Task:
All the data below goes into the copy word for word, but the pictures don't.

================================

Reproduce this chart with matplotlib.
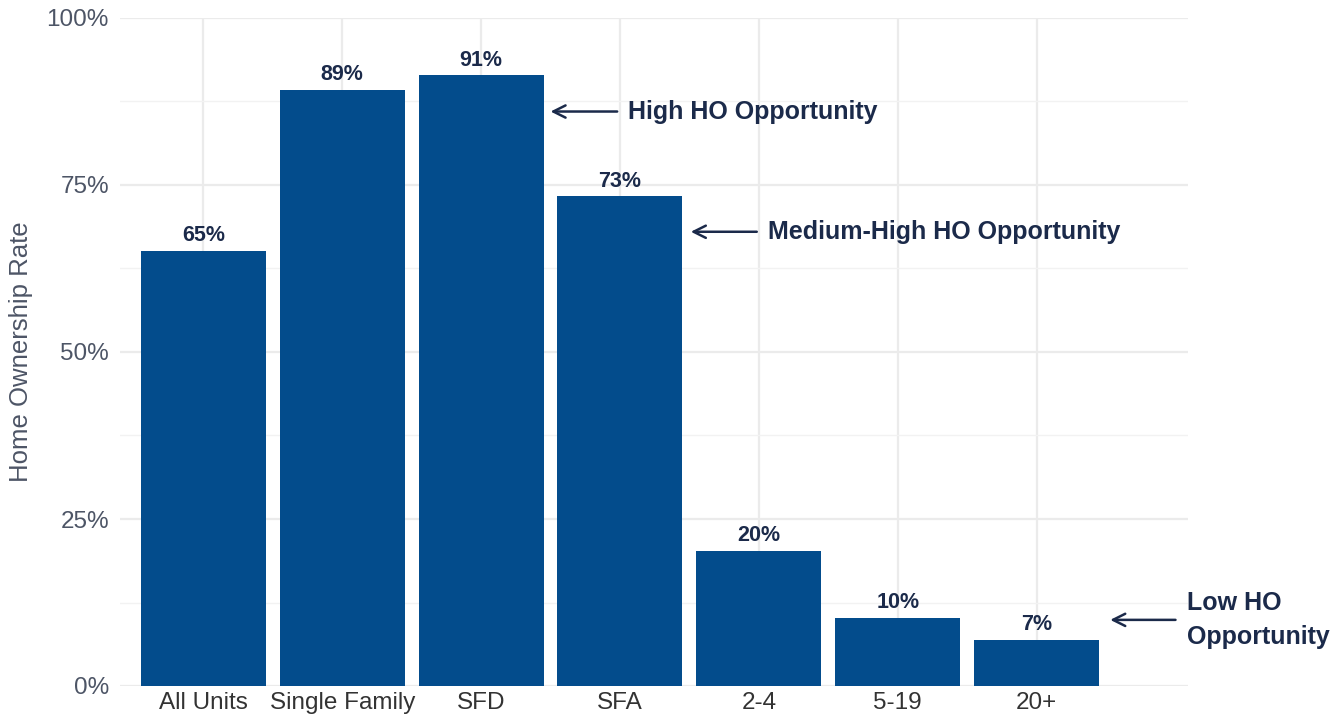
import matplotlib
matplotlib.use('Agg')
import matplotlib.pyplot as plt

categories = ['All Units', 'Single Family', 'SFD', 'SFA', '2-4', '5-19', '20+']
rates = [65.1, 89.2, 91.4, 73.3, 20.2, 10.2, 6.9]
bar_labels = ['65%', '89%', '91%', '73%', '20%', '10%', '7%']
yticks = [0, 25, 50, 75, 100]
ytick_labels = ['0%', '25%', '50%', '75%', '100%']

# annotations: (text, y of arrow, arrow tip x, text x)
notes = [('High HO Opportunity', 86.0, 2.48, 3.06),
         ('Medium-High HO Opportunity', 68.0, 3.49, 4.065),
         ('Low HO\nOpportunity', 9.9, 6.51, 7.08)]

plt.rcParams['font.family'] = ['Liberation Sans', 'DejaVu Sans']

bar_col = '#034C8C'
txt_col = '#1B2A4A'
grid_col = '#EBEBEB'

fig = plt.figure(figsize=(13.42, 7.23), dpi=100)
ax = fig.add_axes([120 / 1342, 1 - 686 / 723, (1188 - 120) / 1342, (686 - 18) / 723])

x = range(len(categories))
ax.bar(x, rates, width=0.9, color=bar_col, zorder=2)
for xi, v, l in zip(x, rates, bar_labels):
    ax.text(xi, v + 0.7, l, ha='center', va='bottom', fontsize=15.5,
            fontweight='bold', color=txt_col, zorder=3)

for t, yv, tip, tx in notes:
    ax.annotate('', xy=(tip, yv), xytext=(tx - 0.06, yv),
                arrowprops=dict(arrowstyle='->', color=txt_col, lw=1.8,
                                mutation_scale=22),
                annotation_clip=False, zorder=4)
    ax.text(tx, yv, t, ha='left', va='center', fontsize=18,
            fontweight='bold', color=txt_col, clip_on=False,
            linespacing=1.55)

ax.set_xlim(-0.6, 7.09)
ax.set_ylim(0, 100)
ax.set_xticks(list(x))
ax.set_xticklabels(categories, fontsize=17.5, color='#333333')
ax.set_yticks(yticks)
ax.set_yticklabels(ytick_labels, fontsize=17.5, color='#4D5566')
ax.set_yticks([12.5, 37.5, 62.5, 87.5], minor=True)
ax.tick_params(axis='both', which='both', length=0)
ax.tick_params(axis='x', pad=4)
ax.tick_params(axis='y', pad=8)
ax.grid(True, which='major', color=grid_col, lw=1.6, zorder=0)
ax.grid(True, which='minor', axis='y', color='#F2F2F2', lw=1.0, zorder=0)
ax.set_axisbelow(True)
for s in ax.spines.values():
    s.set_visible(False)
ax.set_ylabel('Home Ownership Rate', fontsize=18.5, color='#4D5566', labelpad=10)

fig.savefig('out.png', dpi=100)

================================

Exercise output:
Reproduce this chart with matplotlib.
import matplotlib
matplotlib.use('Agg')
import matplotlib.pyplot as plt

categories = ['All Units', 'Single Family', 'SFD', 'SFA', '2-4', '5-19', '20+']
rates = [65.1, 89.2, 91.4, 73.3, 20.2, 10.2, 6.9]
bar_labels = ['65%', '89%', '91%', '73%', '20%', '10%', '7%']
yticks = [0, 25, 50, 75, 100]
ytick_labels = ['0%', '25%', '50%', '75%', '100%']

# annotations: (text, y of arrow, arrow tip x, text x)
notes = [('High HO Opportunity', 86.0, 2.48, 3.06),
         ('Medium-High HO Opportunity', 68.0, 3.49, 4.065),
         ('Low HO\nOpportunity', 9.9, 6.51, 7.08)]

plt.rcParams['font.family'] = ['Liberation Sans', 'DejaVu Sans']

bar_col = '#034C8C'
txt_col = '#1B2A4A'
grid_col = '#EBEBEB'

fig = plt.figure(figsize=(13.42, 7.23), dpi=100)
ax = fig.add_axes([120 / 1342, 1 - 686 / 723, (1188 - 120) / 1342, (686 - 18) / 723])

x = range(len(categories))
ax.bar(x, rates, width=0.9, color=bar_col, zorder=2)
for xi, v, l in zip(x, rates, bar_labels):
    ax.text(xi, v + 0.7, l, ha='center', va='bottom', fontsize=15.5,
            fontweight='bold', color=txt_col, zorder=3)

for t, yv, tip, tx in notes:
    ax.annotate('', xy=(tip, yv), xytext=(tx - 0.06, yv),
                arrowprops=dict(arrowstyle='->', color=txt_col, lw=1.8,
                                mutation_scale=22),
                annotation_clip=False, zorder=4)
    ax.text(tx, yv, t, ha='left', va='center', fontsize=18,
            fontweight='bold', color=txt_col, clip_on=False,
            linespacing=1.55)

ax.set_xlim(-0.6, 7.09)
ax.set_ylim(0, 100)
ax.set_xticks(list(x))
ax.set_xticklabels(categories, fontsize=17.5, color='#333333')
ax.set_yticks(yticks)
ax.set_yticklabels(ytick_labels, fontsize=17.5, color='#4D5566')
ax.set_yticks([12.5, 37.5, 62.5, 87.5], minor=True)
ax.tick_params(axis='both', which='both', length=0)
ax.tick_params(axis='x', pad=4)
ax.tick_params(axis='y', pad=8)
ax.grid(True, which='major', color=grid_col, lw=1.6, zorder=0)
ax.grid(True, which='minor', axis='y', color='#F2F2F2', lw=1.0, zorder=0)
ax.set_axisbelow(True)
for s in ax.spines.values():
    s.set_visible(False)
ax.set_ylabel('Home Ownership Rate', fontsize=18.5, color='#4D5566', labelpad=10)

fig.savefig('out.png', dpi=100)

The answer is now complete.